Dataset extract:
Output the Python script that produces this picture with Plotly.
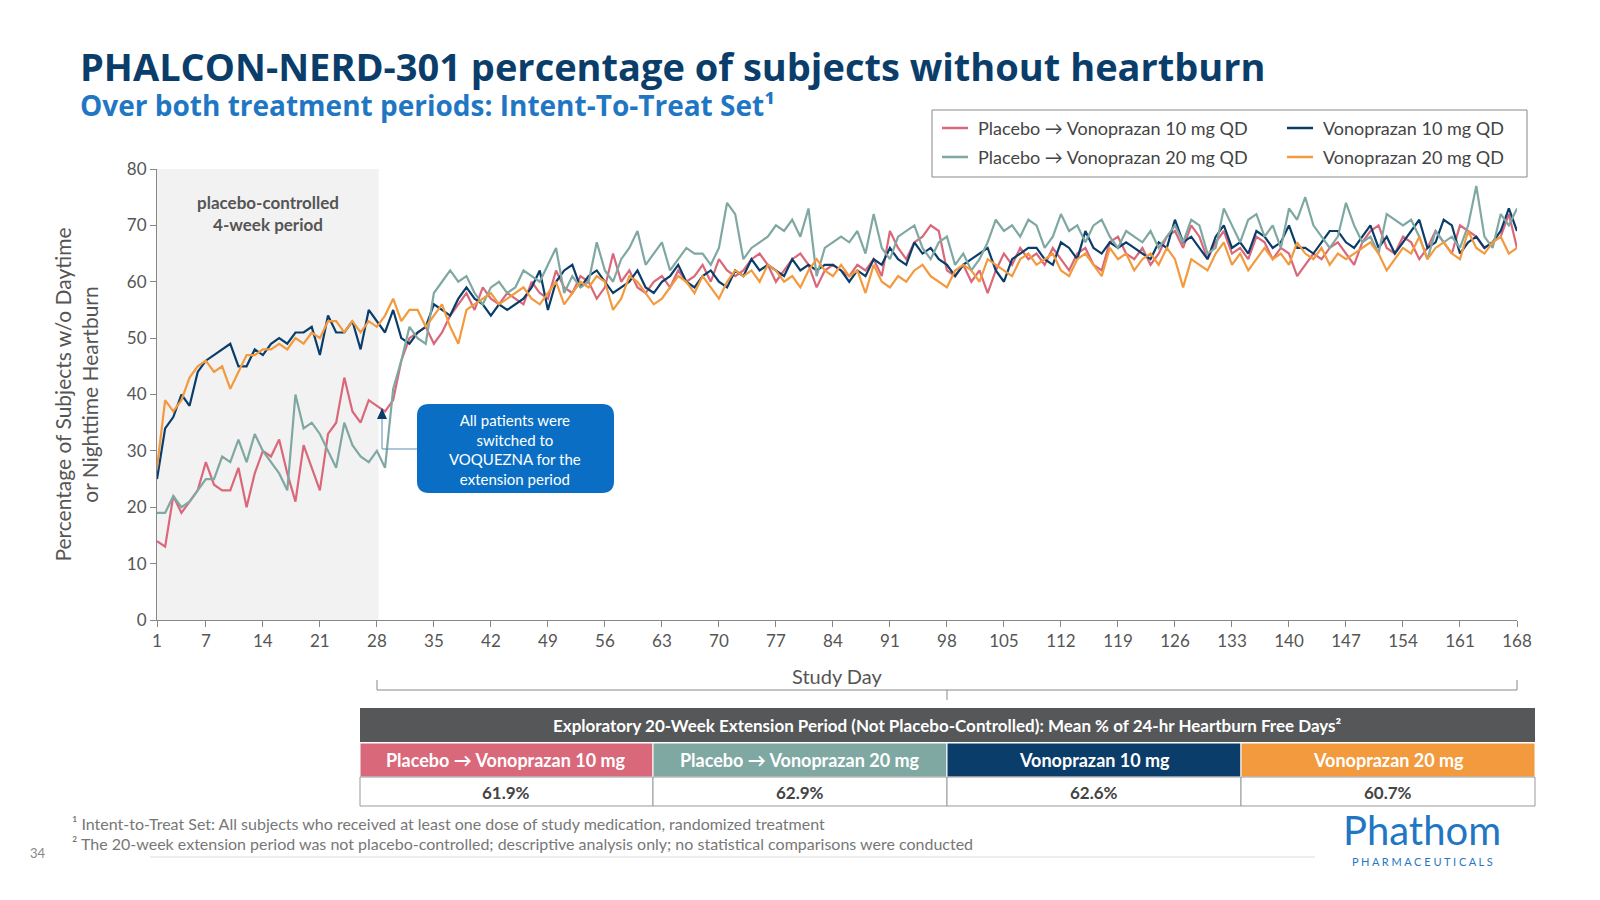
import plotly.graph_objects as go

days = list(range(1, 169))
x_ticks = [1, 7, 14, 21, 28, 35, 42, 49, 56, 63, 70, 77, 84, 91, 98, 105, 112, 119, 126, 133, 140, 147, 154, 161, 168]

v10 = [25,34,36,40,38,44,46,47,48,49,45,45,48,47,49,50,49,51,51,52,47,54,51,51,53,48,55,53,51,55,50,49,51,52,56,55,
       54,57,59,57,56,54,56,55,56,57,59,62,
       55,60,62,63,59,61,62,60,58,59,60,62,
       59,58,60,61,63,60,59,61,62,60,59,62,
       61,64,62,63,62,61,64,62,63,62,63,63,
       62,60,62,61,64,63,66,64,63,67,65,66,
       64,63,61,63,64,65,66,62,60,64,65,66,
       66,64,63,67,66,64,69,66,65,67,66,67,
       66,65,64,67,66,71,67,68,66,64,68,70,
       66,67,65,69,68,66,67,70,66,66,65,67,
       69,69,67,66,68,70,66,68,65,67,69,71,
       66,67,71,70,65,67,68,66,67,69,73,69]
v20 = [27,39,37,39,43,45,46,44,45,41,44,47,47,48,48,49,48,50,49,51,50,53,53,51,53,51,53,52,54,57,53,55,55,52,54,56,
       52,49,55,56,57,58,56,57,58,59,57,56,
       58,60,56,58,60,59,61,60,55,57,61,60,
       58,56,57,59,61,60,58,61,59,57,60,62,
       61,62,60,63,62,60,61,59,62,64,62,61,
       63,61,62,58,63,60,59,61,60,62,63,61,
       60,59,62,63,62,60,64,63,62,61,64,65,
       63,64,65,62,61,64,65,63,61,66,64,65,
       62,64,65,63,66,64,59,64,63,62,65,67,
       63,65,62,64,66,64,65,63,67,65,64,66,
       63,65,64,65,66,67,65,62,64,66,65,68,
       64,66,67,65,64,69,66,65,67,68,65,66]
p10 = [14,13,22,19,21,23,28,24,23,23,27,20,26,30,29,32,26,21,31,27,23,33,35,43,37,35,39,38,37,39,46,50,51,52,49,51,
       54,56,58,55,59,57,56,58,57,56,60,58,
       57,62,59,58,61,60,57,59,65,60,62,59,
       58,60,61,59,62,60,61,63,60,64,62,61,
       62,64,65,63,60,62,64,65,63,59,62,63,
       62,61,63,62,64,61,69,66,64,67,68,70,
       69,62,61,63,60,62,58,62,65,63,66,64,
       65,63,66,64,62,65,66,63,62,67,68,65,
       64,66,63,65,68,69,66,70,68,64,67,69,
       65,66,64,68,67,64,66,65,61,63,65,64,
       66,67,65,63,67,69,70,66,65,68,67,64,
       66,69,67,65,70,69,68,66,67,68,72,66]
p20 = [19,19,22,20,21,23,25,25,29,28,32,28,33,30,28,26,23,40,34,35,33,30,27,35,31,29,28,30,27,41,46,52,50,49,58,60,
       62,60,61,58,56,59,60,58,59,62,61,60,
       63,66,58,61,59,60,67,62,60,64,66,69,
       63,65,67,62,64,66,65,65,63,66,74,72,
       64,66,67,68,70,69,71,68,73,61,66,67,
       68,67,69,65,72,66,64,68,69,70,66,64,
       67,68,63,65,62,64,67,71,69,70,68,71,
       70,66,68,72,69,70,67,70,71,68,66,69,
       68,67,69,66,68,70,67,71,70,65,66,73,
       70,67,71,72,68,70,66,73,71,75,70,68,
       66,68,74,70,67,68,65,72,71,70,71,68,
       64,69,67,68,66,70,77,68,66,72,70,73]

groups = ["Placebo → Vonoprazan 10 mg", "Placebo → Vonoprazan 20 mg", "Vonoprazan 10 mg", "Vonoprazan 20 mg"]
means = ["61.9%", "62.9%", "62.6%", "60.7%"]
colors = ["#D9687A", "#7FA8A3", "#0B3D6B", "#F39A3E"]
names = ["Placebo → Vonoprazan 10 mg QD", "Vonoprazan 10 mg QD", "Placebo → Vonoprazan 20 mg QD", "Vonoprazan 20 mg QD"]
series = [p10, v10, p20, v20]
scol = [colors[0], colors[2], colors[1], colors[3]]

L, R, T, B = 157, 1517, 169, 620
def px(x): return (x - L) / (R - L)
def py(y): return (B - y) / (B - T)

fig = go.Figure()
for n, s, c in zip(names, series, scol):
    fig.add_trace(go.Scatter(x=days, y=s, name=n, mode="lines", line=dict(color=c, width=2.2), showlegend=False))

shapes = []
ann = []
def text(x, y, t, size, color="#555555", xa="center", family=None):
    f = dict(size=size, color=color)
    if family: f["family"] = family
    ann.append(dict(xref="paper", yref="paper", x=px(x), y=py(y), text=t, showarrow=False, xanchor=xa, yanchor="middle", font=f))

shapes.append(dict(type="rect", xref="x", yref="paper", x0=1, x1=28.2, y0=0, y1=1, fillcolor="#F2F2F2", line_width=0, layer="below"))
text(268, 214, "<b>placebo-controlled<br>4-week period</b>", 17)
x0, x1, y0, y1, r = 417, 614, 404, 493, 12
path = (f"M {px(x0+r)} {py(y0)} L {px(x1-r)} {py(y0)} Q {px(x1)} {py(y0)} {px(x1)} {py(y0+r)} "
        f"L {px(x1)} {py(y1-r)} Q {px(x1)} {py(y1)} {px(x1-r)} {py(y1)} L {px(x0+r)} {py(y1)} "
        f"Q {px(x0)} {py(y1)} {px(x0)} {py(y1-r)} L {px(x0)} {py(y0+r)} Q {px(x0)} {py(y0)} {px(x0+r)} {py(y0)} Z")
shapes.append(dict(type="path", xref="paper", yref="paper", path=path, fillcolor="#0A6FC4", line_width=0))
shapes.append(dict(type="path", xref="paper", yref="paper", path=f"M {px(417)} {py(449)} L {px(382)} {py(449)} L {px(382)} {py(418)}", line=dict(color="#5A8BB0", width=1)))
shapes.append(dict(type="path", xref="paper", yref="paper", path=f"M {px(377)} {py(419)} L {px(387)} {py(419)} L {px(382)} {py(408)} Z", fillcolor="#0B3D6B", line_width=0))
text(515, 449, "All patients were<br>switched to<br>VOQUEZNA for the<br>extension period", 15, "white")
shapes.append(dict(type="rect", xref="paper", yref="paper", x0=px(932), x1=px(1527), y0=py(177), y1=py(110), line=dict(color="#888888", width=1), fillcolor="white"))
leg_pos = [(942, 128), (1287, 128), (942, 157), (1287, 157)]
for (lx, ly), n, c in zip(leg_pos, names, scol):
    shapes.append(dict(type="line", xref="paper", yref="paper", x0=px(lx), x1=px(lx+26), y0=py(ly), y1=py(ly), line=dict(color=c, width=2.5)))
    text(lx + 34, ly, n, 18, "#444444", "left")
shapes.append(dict(type="path", xref="paper", yref="paper", path=f"M {px(377)} {py(680)} L {px(377)} {py(690)} L {px(1517)} {py(690)} L {px(1517)} {py(680)} M {px(947)} {py(690)} L {px(947)} {py(700)}", line=dict(color="#888888", width=1)))
text(837, 676, "Study Day", 20)
shapes.append(dict(type="rect", xref="paper", yref="paper", x0=px(360), x1=px(1535), y0=py(742), y1=py(708), fillcolor="#555759", line_width=0))
text(947, 725, "<b>Exploratory 20-Week Extension Period (Not Placebo-Controlled): Mean % of 24-hr Heartburn Free Days²</b>", 17, "white")
edges = [360, 653, 947, 1241, 1535]
for i in range(4):
    shapes.append(dict(type="rect", xref="paper", yref="paper", x0=px(edges[i]), x1=px(edges[i+1]), y0=py(777), y1=py(743), fillcolor=colors[i], line=dict(color="white", width=1)))
    shapes.append(dict(type="rect", xref="paper", yref="paper", x0=px(edges[i]), x1=px(edges[i+1]), y0=py(806), y1=py(777), fillcolor="white", line=dict(color="#999999", width=1)))
    text((edges[i]+edges[i+1])/2, 760, f"<b>{groups[i]}</b>", 18, "white")
    text((edges[i]+edges[i+1])/2, 792, f"<b>{means[i]}</b>", 17, "#444444")
text(78, 66, "<b>PHALCON-NERD-301 percentage of subjects without heartburn</b>", 38, "#0B3D6B", "left", "Open Sans")
text(78, 105, "<b>Over both treatment periods: Intent-To-Treat Set¹</b>", 28, "#1F77C4", "left", "Open Sans")
text(70, 823, "¹ Intent-to-Treat Set: All subjects who received at least one dose of study medication, randomized treatment", 16, "#777777", "left")
text(70, 843, "² The 20-week extension period was not placebo-controlled; descriptive analysis only; no statistical comparisons were conducted", 16, "#777777", "left")
text(38, 853, "34", 13, "#888888")
shapes.append(dict(type="line", xref="paper", yref="paper", x0=px(150), x1=px(1315), y0=py(857), y1=py(857), line=dict(color="#DDDDDD", width=1)))
text(1422, 830, "Phathom", 40, "#1F77C4")
text(1422, 861, "P H A R M A C E U T I C A L S", 11, "#1F77C4")

fig.update_layout(
    width=1600, height=900, paper_bgcolor="white", plot_bgcolor="white",
    margin=dict(l=L, r=1600 - R, t=T, b=900 - B),
    font=dict(family="Lato", color="#555555"),
    shapes=shapes, annotations=ann, showlegend=False,
    xaxis=dict(range=[1, 168], tickvals=x_ticks, ticks="outside", ticklen=6, tickcolor="#888888", showline=True, linecolor="#888888",
               showgrid=False, zeroline=False, tickfont=dict(size=17, color="#555555")),
    yaxis=dict(range=[0, 80], dtick=10, ticks="outside", ticklen=6, tickcolor="#888888", showline=True, linecolor="#888888",
               showgrid=False, zeroline=False, tickfont=dict(size=17, color="#555555"),
               title=dict(text="Percentage of Subjects w/o Daytime<br>or Nighttime Heartburn", font=dict(size=21, color="#555555"), standoff=22)),
)
fig.write_html("out.html", config={"displayModeBar": False},
               post_script="document.body.style.margin='0';document.body.style.overflow='hidden';document.documentElement.style.overflow='hidden';")
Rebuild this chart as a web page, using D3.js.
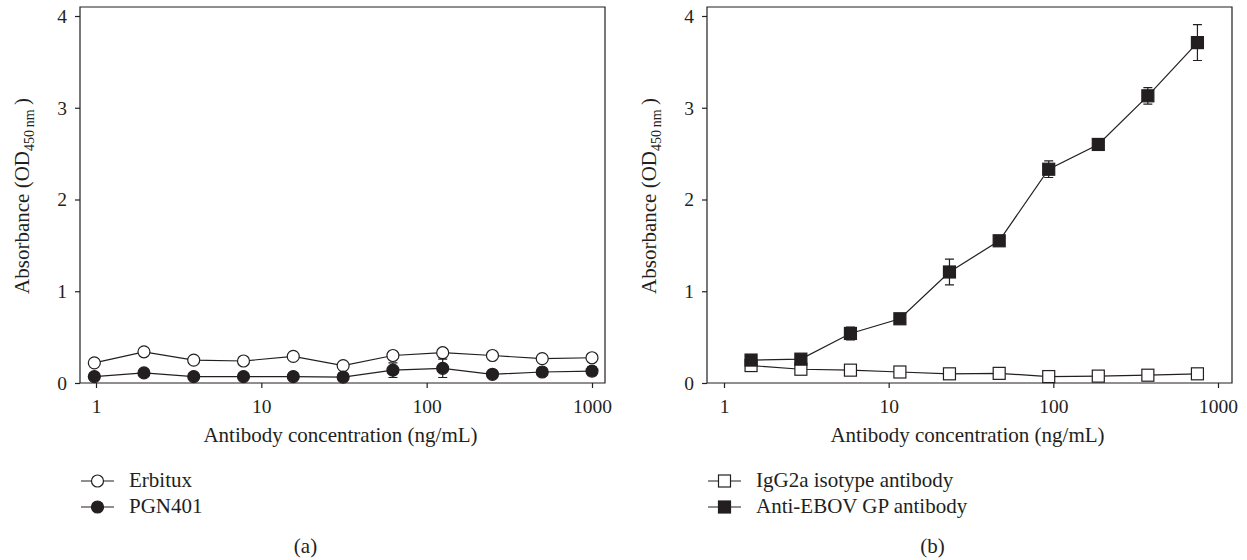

Aim:
Leave out any pictures, please, and quote only the lines from the top of the data through the line that contains "154, 161, 168]".

Task answer:
Output the Python script that produces this picture with Plotly.
import plotly.graph_objects as go

days = list(range(1, 169))
x_ticks = [1, 7, 14, 21, 28, 35, 42, 49, 56, 63, 70, 77, 84, 91, 98, 105, 112, 119, 126, 133, 140, 147, 154, 161, 168]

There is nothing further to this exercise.